I used to manage an hour or two in barracks, when I was exhausted, but it wasn’t enough, and I was starting to worry it might get me seriously hurt, or worse. I don’t know if it was my stupid brain or my stupider body or some gravity shit that I was never going to figure out, but sleeping on the moon was just impossible.
Aramis noticed it first. “You look like shit,” she told me when we met for a drink not long after my first shuttle job to Paris. “Have another drink,” she added.
At that point, I was facing a black spiral inside my own head. “I don’t think I can,” I told her. Drink wasn’t going to help. Nothing helped.
“Sleep, then,” she urged me.
“If only.”
Then – I think I collapsed in the corner of the booth in the Abbey of St Germain some time later. Athos and Porthos had joined us by the time I woke up – the three of them ordered wine on my credit stud for hours, the bastards!
After that, one or other of them always insisted I crash in their Paris digs when my shift ended. And after Porthos had a word with one of her boyfriends who apparently works in Scheduling and Admin (sooo convenient I can’t even tell you), suddenly I get all these double shifts which happen to end on Paris Satellite instead of Luna Palais.
I have friends, crash space, and my credit is increasing at a slow but positive crawl. Life could be worse.
Thanks for not telling Papa about the Buttercup – and for being so understanding. I hated not telling you both from the start, but I most of all didn’t want to hurt his feelings. I know you’re steel-coated, like me. D’Artagnan women can handle anything.
Love, Dana.
Dear Mama,
What, really? You want to know more about these Musketeers I’m hanging out with? I thought I talked about them too much already!
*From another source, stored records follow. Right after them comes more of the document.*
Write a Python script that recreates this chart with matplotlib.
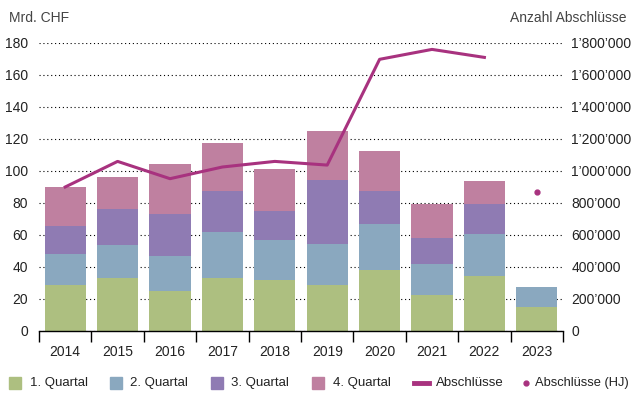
import numpy as np
import matplotlib.pyplot as plt
from matplotlib.ticker import FuncFormatter
from matplotlib.lines import Line2D
from matplotlib.patches import Rectangle

years = ["2014", "2015", "2016", "2017", "2018", "2019", "2020", "2021", "2022", "2023"]
q1 = [29.0, 33.3, 25.0, 33.3, 32.0, 28.8, 38.3, 22.5, 34.6, 15.0]
q2 = [19.0, 20.5, 21.9, 28.7, 24.9, 25.6, 28.7, 19.5, 26.2, 12.5]
q3 = [17.5, 22.5, 26.4, 25.5, 18.1, 40.0, 20.5, 16.3, 18.8, 0.0]
q4 = [24.5, 20.0, 31.1, 30.0, 26.2, 30.6, 25.0, 21.1, 14.2, 0.0]
abschluesse = [900000, 1060000, 952000, 1025000, 1060000, 1037000, 1698000, 1760000, 1710000]
abschluesse_hj = 867000  # 2023, Halbjahr

colors = ["#adbf80", "#8aa8bf", "#8f7bb3", "#bf80a0"]
line_color = "#a8327f"
labels = ["1. Quartal", "2. Quartal", "3. Quartal", "4. Quartal"]

plt.rcParams["font.family"] = ["Liberation Sans", "DejaVu Sans"]
plt.rcParams["font.size"] = 10

W, H = 631, 401
fig = plt.figure(figsize=(W / 100, H / 100), dpi=100)
ax = fig.add_axes([39 / W, 1 - 331 / H, (563 - 39) / W, (331 - 43) / H])
ax2 = ax.twinx()

x = np.arange(len(years))
bottom = np.zeros(len(years))
for vals, c in zip([q1, q2, q3, q4], colors):
    ax.bar(x, vals, width=0.79, bottom=bottom, color=c, zorder=2)
    bottom += np.array(vals)

ax.set_xlim(-0.5, len(years) - 0.5)
ax.set_ylim(0, 180)
ax.set_yticks(range(0, 181, 20))
ax.yaxis.grid(True, linestyle=(0, (1, 2.5)), color="black", linewidth=0.8, zorder=0)
ax.set_axisbelow(True)
ax.tick_params(axis="y", length=0, pad=8, labelsize=10, colors="#222222")

ax.set_xticks(x)
ax.set_xticklabels(years)
ax.set_xticks(np.arange(-0.5, len(years), 1), minor=True)
ax.tick_params(axis="x", which="major", length=0, pad=10, labelsize=10, colors="#222222")
ax.tick_params(axis="x", which="minor", length=8, width=1, color="black")

for s in ["top", "left", "right"]:
    ax.spines[s].set_visible(False)
    ax2.spines[s].set_visible(False)
ax2.spines["bottom"].set_visible(False)
ax.spines["bottom"].set_color("black")
ax.spines["bottom"].set_linewidth(1)

ax2.plot(x[:len(abschluesse)], abschluesse, color=line_color, linewidth=2.2, zorder=3)
ax2.plot([x[-1]], [abschluesse_hj], "o", color=line_color, markersize=3.5, zorder=3)
ax2.set_ylim(0, 1800000)
ax2.set_yticks(range(0, 1800001, 200000))
ax2.yaxis.set_major_formatter(FuncFormatter(lambda v, p: f"{int(v):,}".replace(",", "\u2019")))
ax2.tick_params(axis="y", length=0, pad=6, labelsize=10, colors="#222222")

fig.text(9 / W, 1 - 18 / H, "Mrd. CHF", fontsize=10, color="#444444", va="center")
fig.text(627 / W, 1 - 18 / H, "Anzahl Abschl\u00fcsse", fontsize=10, color="#444444",
         va="center", ha="right")

# legend, placed by hand
ly = 1 - 383 / H
for px, tx, c, lab in zip([9, 110, 211, 312], [30, 130, 231, 333], colors, labels):
    fig.patches.append(Rectangle((px / W, ly - 5.5 / H), 11.5 / W, 11.5 / H,
                                 transform=fig.transFigure, color=c))
    fig.text(tx / W, ly, lab, fontsize=9.5, color="#222222", va="center")
fig.lines.append(Line2D([414 / W, 429 / W], [ly, ly], transform=fig.transFigure,
                        color=line_color, linewidth=3.5))
fig.text(436 / W, ly, "Abschl\u00fcsse", fontsize=9.5, color="#222222", va="center")
fig.lines.append(Line2D([526 / W], [ly], transform=fig.transFigure, color=line_color,
                        marker="o", markersize=3.5, linestyle="none"))
fig.text(535 / W, ly, "Abschl\u00fcsse (HJ)", fontsize=9.3, color="#222222", va="center")

fig.savefig("out.png", dpi=100)
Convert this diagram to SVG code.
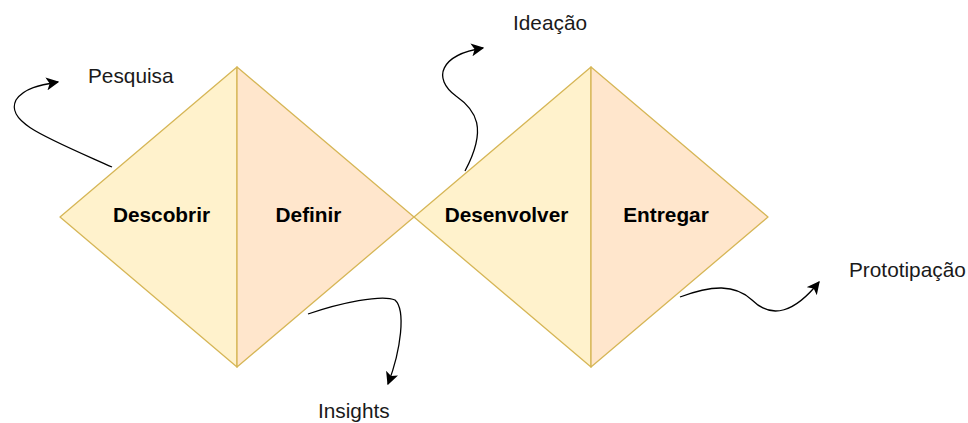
<svg xmlns="http://www.w3.org/2000/svg" width="968" height="423" viewBox="0 0 968 423">
<style>
.y{fill:#fff2cc;stroke:#d6b656;stroke-width:1.3;stroke-linejoin:round}
.o{fill:#ffe6cc;stroke:#d6b656;stroke-width:1.3;stroke-linejoin:round}
.b{font-family:"Liberation Sans",Arial,sans-serif;font-size:20.8px;font-weight:bold;fill:#000;text-anchor:middle}
.t{font-family:"Liberation Sans",Arial,sans-serif;font-size:20.8px;fill:#1a1a1a}
.c{fill:none;stroke:#000;stroke-width:1.3}
</style>
<defs>
<marker id="ah" viewBox="0 0 10 10" refX="9" refY="5" markerWidth="13" markerHeight="13" markerUnits="userSpaceOnUse" orient="auto">
<path d="M0,0 L10,5 L0,10 L2.5,5 Z" fill="#000"/>
</marker>
</defs>
<g id="descobrir">
<path class="y" d="M237,67 L60,217 L237,367 Z"/>
<text class="b" x="161.5" y="222">Descobrir</text>
</g>
<g id="definir">
<path class="o" d="M237,67 L414,217 L237,367 Z"/>
<text class="b" x="308.5" y="222">Definir</text>
</g>
<g id="desenvolver">
<path class="y" d="M591,67 L414,217 L591,367 Z"/>
<text class="b" x="506.5" y="222">Desenvolver</text>
</g>
<g id="entregar">
<path class="o" d="M591,67 L768,217 L591,367 Z"/>
<text class="b" x="666" y="222">Entregar</text>
</g>
<g id="pesquisa"><text class="t" x="88" y="83">Pesquisa</text></g>
<g id="ideacao"><text class="t" x="513" y="30">Ideação</text></g>
<g id="insights"><text class="t" x="318" y="418">Insights</text></g>
<g id="prototipacao"><text class="t" x="849" y="277">Prototipação</text></g>
<g id="connectors">
<path class="c" marker-end="url(#ah)" d="M112,167 C45,137 5,122 16,100 C24,88 40,85 58,82"/>
<path class="c" marker-end="url(#ah)" d="M308,314 C340,303 382,294 395,300 C406,310 401,350 388,384"/>
<path class="c" marker-end="url(#ah)" d="M465,171 C488,128 476,110 456,96 C432,78 440,55 483,48"/>
<path class="c" marker-end="url(#ah)" d="M680,297 C712,285 735,284 752,300 C772,320 795,312 819,282"/>
</g>
</svg>
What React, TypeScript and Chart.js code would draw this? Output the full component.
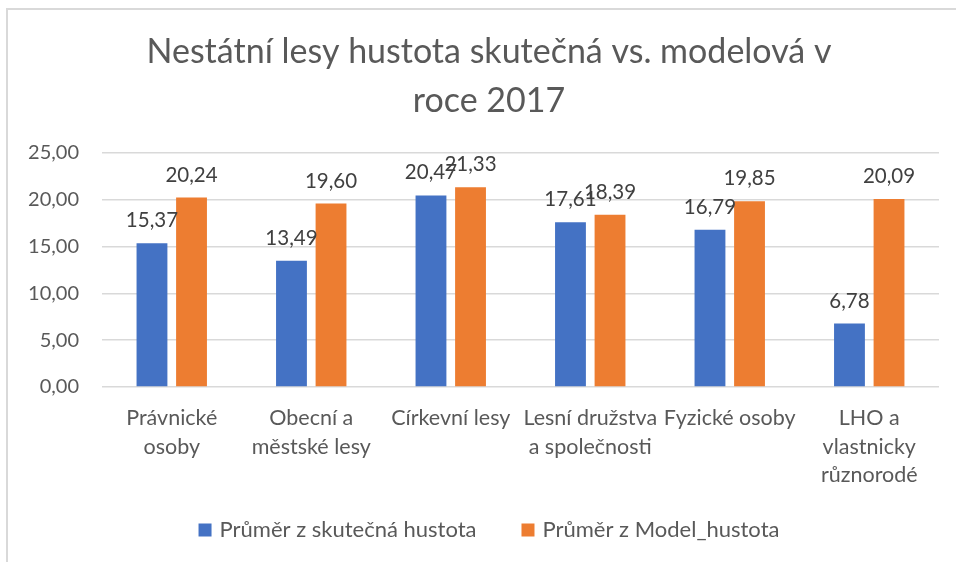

Let’s start with Athos, the one I know least about. Aramis says he has a tragic past, but she never provided details – all three of th
em are loyal to the point of sheer stupidity, so that doesn’t surprise me.
Athos lives in two rooms beside a grimy bar on 4th Level, the only drinking hole in Paris that he refuses to patronise. I think that means it’s pretty bad.
He shares digs with his engie, Grimaud, who is much older than I expected, and the perfect roommate because she’s constantly plugged into headphones, and never talks.
“She doesn’t laugh at my jokes,” Athos said the first time I unfurled my trusty bedroll on his floor. “She also doesn’t chatter through my hangovers, or suggest I call my mother more than once a year. Love you, Grimaud!” he yelled in the direction of the tiny kitchenette.
She gave him the finger, which I took to mean she loves him too, but won’t put up with his bullshit.
Grimaud wears a star-scarf all the time but I don’t think she’s especially religious – I suspect the scarf was there for the same reason as the headphones – blocking out the universe. Or maybe blocking out Athos.
“The Sabres keep trying to steal her,” Athos told me once. “Best engie in Paris. But she likes my ship too much to let me go. There’s no artistry involved in keeping a fucking Sabre in the sky: they replace each part the second it fails.”
Grimaud’s children are convinced that Athos is secretly married to their mother, and they always send him brandy at New Year. I suggested this might be an elaborate assassination plot on their part, as everyone knows Athos is the Musketeer most likely to drink himself to death. There may be a formal betting pool on that one. Athos rejected the idea on the grounds that it wasn’t especially good brandy. I’m not convinced…
Apart from his cheap habits, his silent engie, his perverse sense of humour and his formerly ridiculous beard, Athos the New Aristocrat remains a mystery. I’ve learned not to try to match him drink for drink, not to talk to him at all when he gets a certain maudlin look on his face, and never to tease him about lovers, not even when Porthos does (she teases everyone about everything, and gets away with it somehow).